_Directive_:
Can you transcribe every line exactly and leave the pictures behind?

_Data excerpt_:
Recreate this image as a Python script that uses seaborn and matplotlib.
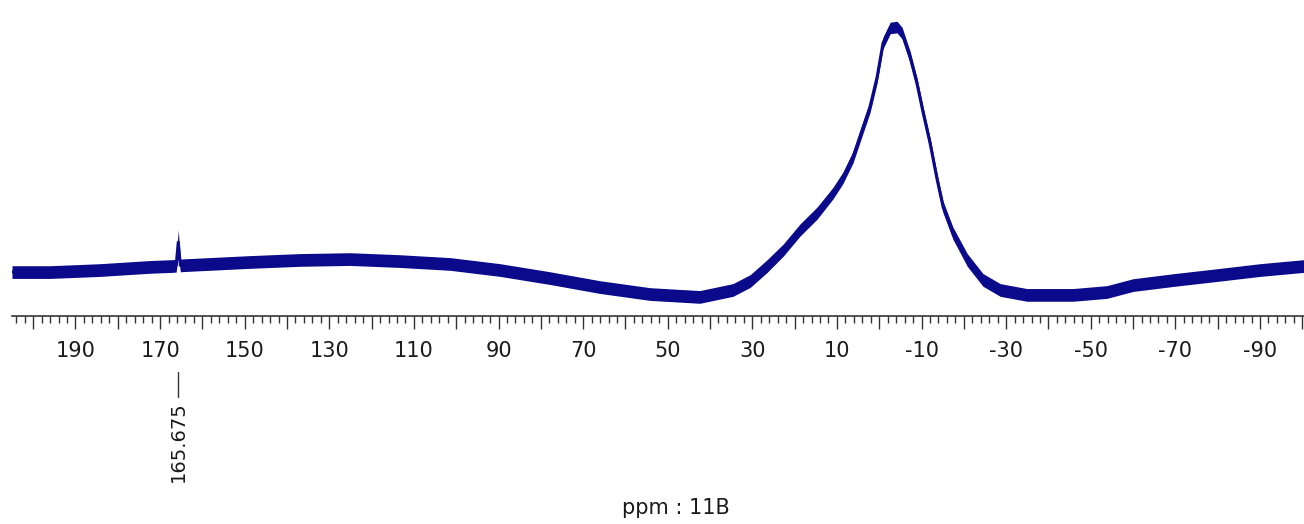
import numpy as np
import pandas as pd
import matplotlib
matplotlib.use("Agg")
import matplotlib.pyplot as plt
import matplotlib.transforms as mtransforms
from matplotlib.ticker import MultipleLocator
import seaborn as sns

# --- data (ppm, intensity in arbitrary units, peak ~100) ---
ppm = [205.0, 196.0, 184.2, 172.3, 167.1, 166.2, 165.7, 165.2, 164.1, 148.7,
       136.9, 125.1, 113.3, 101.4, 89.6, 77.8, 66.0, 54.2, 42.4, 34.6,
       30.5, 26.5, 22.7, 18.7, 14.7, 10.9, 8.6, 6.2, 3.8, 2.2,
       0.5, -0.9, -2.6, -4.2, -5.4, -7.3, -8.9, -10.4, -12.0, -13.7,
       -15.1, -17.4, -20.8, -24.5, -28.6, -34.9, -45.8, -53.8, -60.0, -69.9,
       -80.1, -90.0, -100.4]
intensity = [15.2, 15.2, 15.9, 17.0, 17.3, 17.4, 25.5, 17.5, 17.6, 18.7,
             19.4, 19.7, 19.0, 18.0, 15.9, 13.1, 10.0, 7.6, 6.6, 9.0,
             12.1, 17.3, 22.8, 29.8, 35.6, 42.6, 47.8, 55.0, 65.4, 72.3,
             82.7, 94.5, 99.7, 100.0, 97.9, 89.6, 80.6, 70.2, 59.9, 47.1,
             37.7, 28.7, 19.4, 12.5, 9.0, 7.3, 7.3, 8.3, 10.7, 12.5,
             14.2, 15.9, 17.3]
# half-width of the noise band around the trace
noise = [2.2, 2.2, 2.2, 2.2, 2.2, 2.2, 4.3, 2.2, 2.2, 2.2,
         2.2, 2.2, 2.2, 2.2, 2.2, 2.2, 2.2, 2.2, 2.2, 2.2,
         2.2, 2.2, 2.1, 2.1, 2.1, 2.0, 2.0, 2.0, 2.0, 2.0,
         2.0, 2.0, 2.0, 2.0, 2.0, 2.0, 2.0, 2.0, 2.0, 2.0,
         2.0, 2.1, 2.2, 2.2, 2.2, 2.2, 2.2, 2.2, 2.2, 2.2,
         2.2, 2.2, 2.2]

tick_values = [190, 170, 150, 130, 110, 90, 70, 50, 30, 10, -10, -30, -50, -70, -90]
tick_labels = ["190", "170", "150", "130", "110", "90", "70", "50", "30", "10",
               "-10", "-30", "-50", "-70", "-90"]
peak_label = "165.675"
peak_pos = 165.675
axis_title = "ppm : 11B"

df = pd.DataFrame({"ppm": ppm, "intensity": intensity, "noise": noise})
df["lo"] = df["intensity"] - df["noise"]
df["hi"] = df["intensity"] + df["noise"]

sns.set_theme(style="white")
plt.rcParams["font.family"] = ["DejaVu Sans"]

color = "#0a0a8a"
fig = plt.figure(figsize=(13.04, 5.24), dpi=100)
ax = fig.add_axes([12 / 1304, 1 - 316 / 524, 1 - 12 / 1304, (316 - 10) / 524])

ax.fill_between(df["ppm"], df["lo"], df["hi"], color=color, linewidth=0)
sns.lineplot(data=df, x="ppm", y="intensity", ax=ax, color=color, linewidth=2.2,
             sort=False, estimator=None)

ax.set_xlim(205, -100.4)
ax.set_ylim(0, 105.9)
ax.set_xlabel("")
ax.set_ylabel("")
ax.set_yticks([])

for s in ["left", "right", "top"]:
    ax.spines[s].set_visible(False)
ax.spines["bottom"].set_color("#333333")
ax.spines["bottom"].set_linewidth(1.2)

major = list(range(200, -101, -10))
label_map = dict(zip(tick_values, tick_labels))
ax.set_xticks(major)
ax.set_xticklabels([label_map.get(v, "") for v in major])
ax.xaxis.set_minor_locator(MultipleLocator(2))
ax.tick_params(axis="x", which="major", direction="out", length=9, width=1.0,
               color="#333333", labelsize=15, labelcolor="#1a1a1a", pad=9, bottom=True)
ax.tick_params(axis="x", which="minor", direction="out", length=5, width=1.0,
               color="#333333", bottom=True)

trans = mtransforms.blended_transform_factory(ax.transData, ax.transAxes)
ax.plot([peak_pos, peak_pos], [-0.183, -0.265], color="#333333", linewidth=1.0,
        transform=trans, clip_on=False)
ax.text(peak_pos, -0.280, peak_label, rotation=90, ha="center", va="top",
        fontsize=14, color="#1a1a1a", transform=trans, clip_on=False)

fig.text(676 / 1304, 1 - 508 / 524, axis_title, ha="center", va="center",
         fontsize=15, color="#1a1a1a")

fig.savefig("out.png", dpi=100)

_Completed task_:
Recreate this image as a Python script that uses seaborn and matplotlib.
import numpy as np
import pandas as pd
import matplotlib
matplotlib.use("Agg")
import matplotlib.pyplot as plt
import matplotlib.transforms as mtransforms
from matplotlib.ticker import MultipleLocator
import seaborn as sns

# --- data (ppm, intensity in arbitrary units, peak ~100) ---
ppm = [205.0, 196.0, 184.2, 172.3, 167.1, 166.2, 165.7, 165.2, 164.1, 148.7,
       136.9, 125.1, 113.3, 101.4, 89.6, 77.8, 66.0, 54.2, 42.4, 34.6,
       30.5, 26.5, 22.7, 18.7, 14.7, 10.9, 8.6, 6.2, 3.8, 2.2,
       0.5, -0.9, -2.6, -4.2, -5.4, -7.3, -8.9, -10.4, -12.0, -13.7,
       -15.1, -17.4, -20.8, -24.5, -28.6, -34.9, -45.8, -53.8, -60.0, -69.9,
       -80.1, -90.0, -100.4]
intensity = [15.2, 15.2, 15.9, 17.0, 17.3, 17.4, 25.5, 17.5, 17.6, 18.7,
             19.4, 19.7, 19.0, 18.0, 15.9, 13.1, 10.0, 7.6, 6.6, 9.0,
             12.1, 17.3, 22.8, 29.8, 35.6, 42.6, 47.8, 55.0, 65.4, 72.3,
             82.7, 94.5, 99.7, 100.0, 97.9, 89.6, 80.6, 70.2, 59.9, 47.1,
             37.7, 28.7, 19.4, 12.5, 9.0, 7.3, 7.3, 8.3, 10.7, 12.5,
             14.2, 15.9, 17.3]
# half-width of the noise band around the trace
noise = [2.2, 2.2, 2.2, 2.2, 2.2, 2.2, 4.3, 2.2, 2.2, 2.2,
         2.2, 2.2, 2.2, 2.2, 2.2, 2.2, 2.2, 2.2, 2.2, 2.2,
         2.2, 2.2, 2.1, 2.1, 2.1, 2.0, 2.0, 2.0, 2.0, 2.0,
         2.0, 2.0, 2.0, 2.0, 2.0, 2.0, 2.0, 2.0, 2.0, 2.0,
         2.0, 2.1, 2.2, 2.2, 2.2, 2.2, 2.2, 2.2, 2.2, 2.2,
         2.2, 2.2, 2.2]

tick_values = [190, 170, 150, 130, 110, 90, 70, 50, 30, 10, -10, -30, -50, -70, -90]
tick_labels = ["190", "170", "150", "130", "110", "90", "70", "50", "30", "10",
               "-10", "-30", "-50", "-70", "-90"]
peak_label = "165.675"
peak_pos = 165.675
axis_title = "ppm : 11B"

df = pd.DataFrame({"ppm": ppm, "intensity": intensity, "noise": noise})
df["lo"] = df["intensity"] - df["noise"]
df["hi"] = df["intensity"] + df["noise"]

sns.set_theme(style="white")
plt.rcParams["font.family"] = ["DejaVu Sans"]

color = "#0a0a8a"
fig = plt.figure(figsize=(13.04, 5.24), dpi=100)
ax = fig.add_axes([12 / 1304, 1 - 316 / 524, 1 - 12 / 1304, (316 - 10) / 524])

ax.fill_between(df["ppm"], df["lo"], df["hi"], color=color, linewidth=0)
sns.lineplot(data=df, x="ppm", y="intensity", ax=ax, color=color, linewidth=2.2,
             sort=False, estimator=None)

ax.set_xlim(205, -100.4)
ax.set_ylim(0, 105.9)
ax.set_xlabel("")
ax.set_ylabel("")
ax.set_yticks([])

for s in ["left", "right", "top"]:
    ax.spines[s].set_visible(False)
ax.spines["bottom"].set_color("#333333")
ax.spines["bottom"].set_linewidth(1.2)

major = list(range(200, -101, -10))
label_map = dict(zip(tick_values, tick_labels))
ax.set_xticks(major)
ax.set_xticklabels([label_map.get(v, "") for v in major])
ax.xaxis.set_minor_locator(MultipleLocator(2))
ax.tick_params(axis="x", which="major", direction="out", length=9, width=1.0,
               color="#333333", labelsize=15, labelcolor="#1a1a1a", pad=9, bottom=True)
ax.tick_params(axis="x", which="minor", direction="out", length=5, width=1.0,
               color="#333333", bottom=True)

trans = mtransforms.blended_transform_factory(ax.transData, ax.transAxes)
ax.plot([peak_pos, peak_pos], [-0.183, -0.265], color="#333333", linewidth=1.0,
        transform=trans, clip_on=False)
ax.text(peak_pos, -0.280, peak_label, rotation=90, ha="center", va="top",
        fontsize=14, color="#1a1a1a", transform=trans, clip_on=False)

fig.text(676 / 1304, 1 - 508 / 524, axis_title, ha="center", va="center",
         fontsize=15, color="#1a1a1a")

fig.savefig("out.png", dpi=100)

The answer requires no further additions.